Take the listing from its first line through the line that contains "577.35, 577.0, 576.7];" and please retype those lines exactly, leaving out the pictures.

────────────────────

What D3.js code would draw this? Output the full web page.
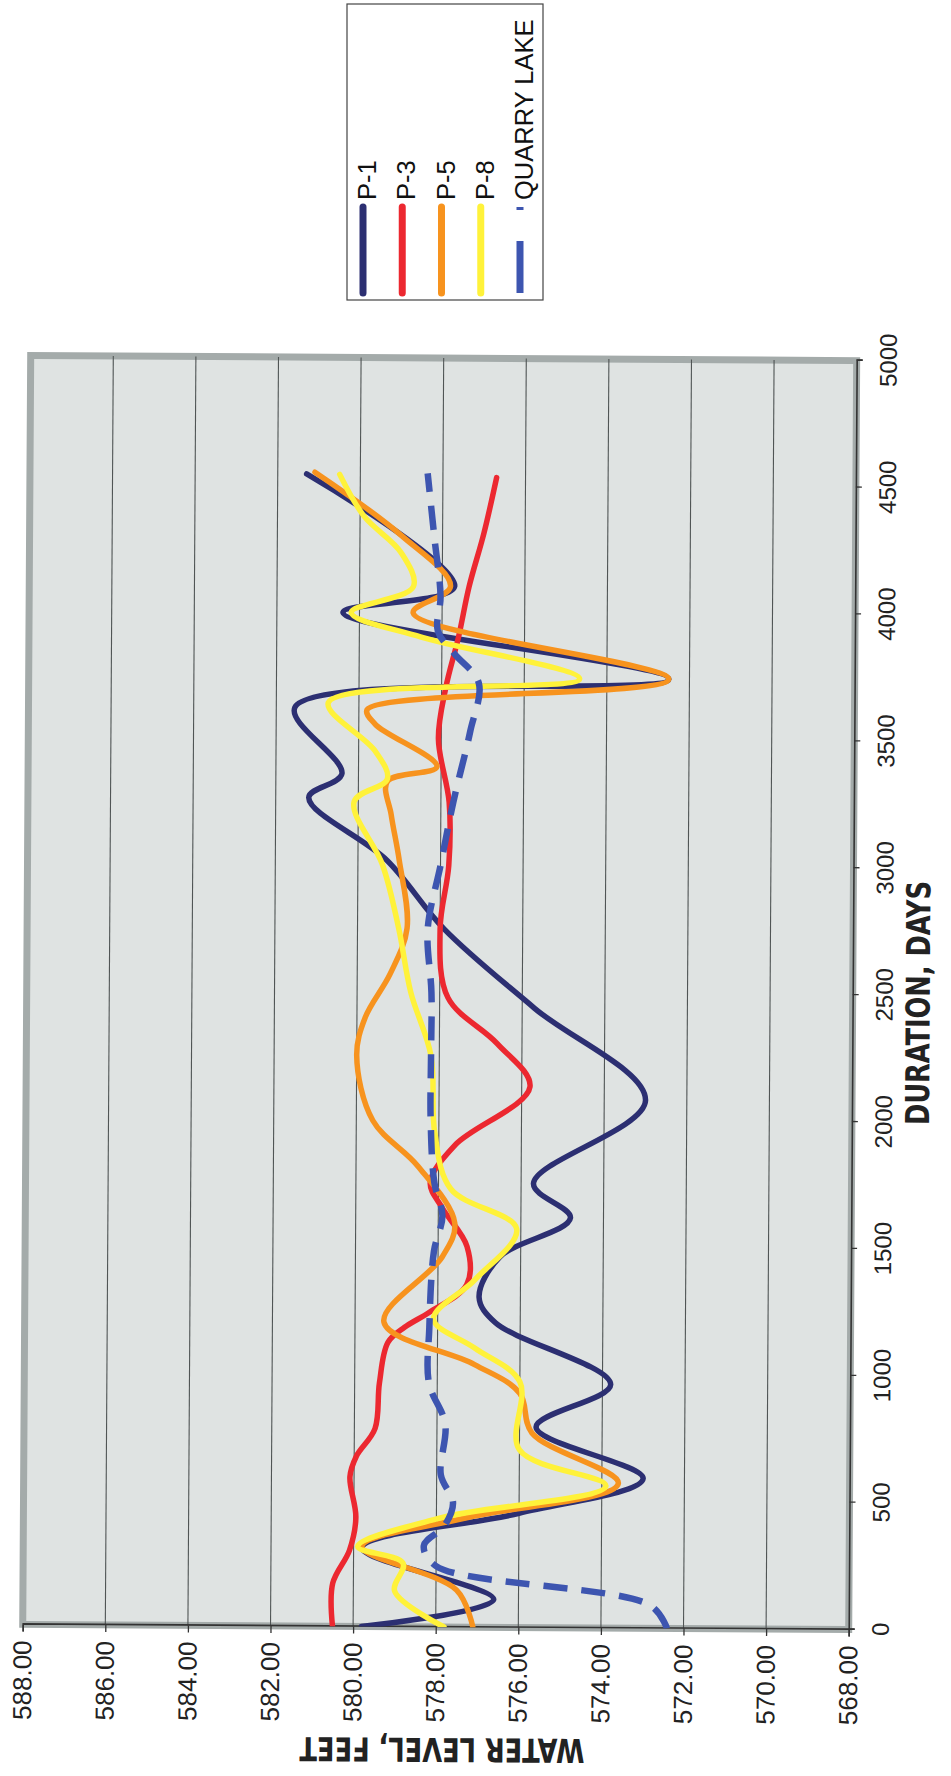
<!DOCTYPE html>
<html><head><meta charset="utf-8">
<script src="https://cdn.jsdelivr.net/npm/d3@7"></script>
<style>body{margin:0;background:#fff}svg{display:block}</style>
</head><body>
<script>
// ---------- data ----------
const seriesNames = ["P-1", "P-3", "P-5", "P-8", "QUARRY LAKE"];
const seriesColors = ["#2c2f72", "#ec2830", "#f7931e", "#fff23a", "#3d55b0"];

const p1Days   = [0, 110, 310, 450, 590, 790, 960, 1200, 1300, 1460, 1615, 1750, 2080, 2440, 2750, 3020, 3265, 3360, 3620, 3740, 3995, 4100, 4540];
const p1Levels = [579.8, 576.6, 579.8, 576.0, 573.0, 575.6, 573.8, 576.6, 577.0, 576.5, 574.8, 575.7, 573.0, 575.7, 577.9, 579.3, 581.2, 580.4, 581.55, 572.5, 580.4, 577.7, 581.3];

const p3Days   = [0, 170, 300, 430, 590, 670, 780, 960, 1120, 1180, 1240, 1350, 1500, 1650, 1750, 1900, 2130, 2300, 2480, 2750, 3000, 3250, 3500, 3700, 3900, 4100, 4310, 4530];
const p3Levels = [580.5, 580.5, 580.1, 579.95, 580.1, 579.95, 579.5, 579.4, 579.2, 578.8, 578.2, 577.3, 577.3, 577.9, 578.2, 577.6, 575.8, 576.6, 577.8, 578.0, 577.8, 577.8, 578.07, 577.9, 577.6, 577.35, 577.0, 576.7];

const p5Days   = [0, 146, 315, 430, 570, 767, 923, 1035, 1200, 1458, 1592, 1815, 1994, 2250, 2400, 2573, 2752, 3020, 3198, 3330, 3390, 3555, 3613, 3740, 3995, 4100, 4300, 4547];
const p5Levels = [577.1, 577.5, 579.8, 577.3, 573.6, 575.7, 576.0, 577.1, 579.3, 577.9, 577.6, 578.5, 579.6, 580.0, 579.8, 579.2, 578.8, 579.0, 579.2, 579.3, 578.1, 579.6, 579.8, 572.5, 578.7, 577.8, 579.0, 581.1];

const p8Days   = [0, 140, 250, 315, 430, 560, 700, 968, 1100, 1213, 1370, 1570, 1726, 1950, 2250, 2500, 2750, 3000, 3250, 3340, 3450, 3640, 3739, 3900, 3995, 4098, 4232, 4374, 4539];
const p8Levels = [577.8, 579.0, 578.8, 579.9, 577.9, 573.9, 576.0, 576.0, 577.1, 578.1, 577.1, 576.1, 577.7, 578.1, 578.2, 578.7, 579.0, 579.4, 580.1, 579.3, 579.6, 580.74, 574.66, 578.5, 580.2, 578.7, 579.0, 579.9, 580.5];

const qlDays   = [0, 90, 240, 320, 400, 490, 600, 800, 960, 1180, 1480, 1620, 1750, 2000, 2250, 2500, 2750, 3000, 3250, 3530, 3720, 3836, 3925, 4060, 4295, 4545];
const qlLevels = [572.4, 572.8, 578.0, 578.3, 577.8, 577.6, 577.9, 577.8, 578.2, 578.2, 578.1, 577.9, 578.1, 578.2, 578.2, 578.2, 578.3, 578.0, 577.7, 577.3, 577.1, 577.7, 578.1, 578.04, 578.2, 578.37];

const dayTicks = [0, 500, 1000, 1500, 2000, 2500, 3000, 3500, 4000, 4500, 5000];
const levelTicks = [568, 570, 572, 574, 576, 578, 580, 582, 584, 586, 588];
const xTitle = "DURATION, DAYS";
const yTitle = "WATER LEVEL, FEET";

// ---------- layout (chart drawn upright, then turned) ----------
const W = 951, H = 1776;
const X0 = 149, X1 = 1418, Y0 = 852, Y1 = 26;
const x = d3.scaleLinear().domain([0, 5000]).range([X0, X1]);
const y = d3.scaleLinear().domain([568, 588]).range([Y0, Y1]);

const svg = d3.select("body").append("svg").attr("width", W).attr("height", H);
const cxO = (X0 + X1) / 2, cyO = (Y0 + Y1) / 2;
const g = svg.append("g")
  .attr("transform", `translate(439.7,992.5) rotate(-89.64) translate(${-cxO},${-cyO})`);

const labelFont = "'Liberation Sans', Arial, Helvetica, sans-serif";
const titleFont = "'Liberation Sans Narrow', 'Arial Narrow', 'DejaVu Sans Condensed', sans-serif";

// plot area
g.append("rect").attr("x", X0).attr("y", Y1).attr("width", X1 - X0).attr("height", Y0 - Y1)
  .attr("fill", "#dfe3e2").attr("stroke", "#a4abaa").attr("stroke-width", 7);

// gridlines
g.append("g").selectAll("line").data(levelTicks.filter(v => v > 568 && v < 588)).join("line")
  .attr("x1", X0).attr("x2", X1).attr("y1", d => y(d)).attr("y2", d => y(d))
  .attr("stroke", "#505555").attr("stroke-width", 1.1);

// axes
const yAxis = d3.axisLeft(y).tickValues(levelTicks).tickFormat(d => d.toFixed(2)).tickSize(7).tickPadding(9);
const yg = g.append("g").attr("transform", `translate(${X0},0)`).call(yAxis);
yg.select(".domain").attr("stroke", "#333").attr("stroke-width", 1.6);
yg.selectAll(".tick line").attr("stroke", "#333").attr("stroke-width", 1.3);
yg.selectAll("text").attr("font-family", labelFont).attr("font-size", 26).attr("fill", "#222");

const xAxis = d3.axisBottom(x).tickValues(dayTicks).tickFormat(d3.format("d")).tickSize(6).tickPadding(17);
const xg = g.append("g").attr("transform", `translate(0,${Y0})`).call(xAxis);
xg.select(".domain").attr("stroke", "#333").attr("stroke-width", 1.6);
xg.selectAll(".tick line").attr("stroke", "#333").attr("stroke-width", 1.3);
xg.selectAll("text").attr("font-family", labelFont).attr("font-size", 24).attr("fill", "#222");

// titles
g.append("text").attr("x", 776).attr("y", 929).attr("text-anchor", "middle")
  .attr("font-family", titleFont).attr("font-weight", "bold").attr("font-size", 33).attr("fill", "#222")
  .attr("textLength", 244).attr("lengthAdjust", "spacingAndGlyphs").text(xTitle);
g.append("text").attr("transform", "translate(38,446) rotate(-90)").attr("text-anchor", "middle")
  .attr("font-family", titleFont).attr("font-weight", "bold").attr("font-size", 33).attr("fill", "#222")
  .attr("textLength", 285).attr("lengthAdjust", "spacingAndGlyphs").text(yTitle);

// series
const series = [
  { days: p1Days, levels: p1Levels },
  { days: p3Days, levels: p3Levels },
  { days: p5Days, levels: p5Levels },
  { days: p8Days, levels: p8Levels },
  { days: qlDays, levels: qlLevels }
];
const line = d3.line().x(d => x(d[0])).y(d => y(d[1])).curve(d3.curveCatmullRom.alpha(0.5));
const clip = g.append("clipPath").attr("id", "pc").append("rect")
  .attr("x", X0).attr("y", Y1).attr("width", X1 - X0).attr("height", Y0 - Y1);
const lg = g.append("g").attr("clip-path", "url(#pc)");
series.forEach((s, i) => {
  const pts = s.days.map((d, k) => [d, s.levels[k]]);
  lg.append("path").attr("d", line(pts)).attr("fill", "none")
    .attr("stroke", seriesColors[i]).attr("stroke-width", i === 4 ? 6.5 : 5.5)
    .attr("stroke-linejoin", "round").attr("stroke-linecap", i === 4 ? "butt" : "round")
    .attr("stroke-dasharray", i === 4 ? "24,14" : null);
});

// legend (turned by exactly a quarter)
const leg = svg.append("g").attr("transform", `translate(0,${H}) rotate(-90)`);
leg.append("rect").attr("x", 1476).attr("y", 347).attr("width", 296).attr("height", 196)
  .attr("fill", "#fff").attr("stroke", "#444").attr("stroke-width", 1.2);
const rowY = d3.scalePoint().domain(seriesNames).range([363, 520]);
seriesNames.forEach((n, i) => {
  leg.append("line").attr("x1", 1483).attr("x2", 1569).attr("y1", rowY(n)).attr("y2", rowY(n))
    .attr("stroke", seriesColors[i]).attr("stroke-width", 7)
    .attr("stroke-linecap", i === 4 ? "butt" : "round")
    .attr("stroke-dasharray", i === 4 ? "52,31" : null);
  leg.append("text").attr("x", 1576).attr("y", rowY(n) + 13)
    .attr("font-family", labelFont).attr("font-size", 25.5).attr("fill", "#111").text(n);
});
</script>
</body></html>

────────────────────

◆ **EXERCISE RESPONSE**:
What D3.js code would draw this? Output the full web page.
<!DOCTYPE html>
<html><head><meta charset="utf-8">
<script src="https://cdn.jsdelivr.net/npm/d3@7"></script>
<style>body{margin:0;background:#fff}svg{display:block}</style>
</head><body>
<script>
// ---------- data ----------
const seriesNames = ["P-1", "P-3", "P-5", "P-8", "QUARRY LAKE"];
const seriesColors = ["#2c2f72", "#ec2830", "#f7931e", "#fff23a", "#3d55b0"];

const p1Days   = [0, 110, 310, 450, 590, 790, 960, 1200, 1300, 1460, 1615, 1750, 2080, 2440, 2750, 3020, 3265, 3360, 3620, 3740, 3995, 4100, 4540];
const p1Levels = [579.8, 576.6, 579.8, 576.0, 573.0, 575.6, 573.8, 576.6, 577.0, 576.5, 574.8, 575.7, 573.0, 575.7, 577.9, 579.3, 581.2, 580.4, 581.55, 572.5, 580.4, 577.7, 581.3];

const p3Days   = [0, 170, 300, 430, 590, 670, 780, 960, 1120, 1180, 1240, 1350, 1500, 1650, 1750, 1900, 2130, 2300, 2480, 2750, 3000, 3250, 3500, 3700, 3900, 4100, 4310, 4530];
const p3Levels = [580.5, 580.5, 580.1, 579.95, 580.1, 579.95, 579.5, 579.4, 579.2, 578.8, 578.2, 577.3, 577.3, 577.9, 578.2, 577.6, 575.8, 576.6, 577.8, 578.0, 577.8, 577.8, 578.07, 577.9, 577.6, 577.35, 577.0, 576.7];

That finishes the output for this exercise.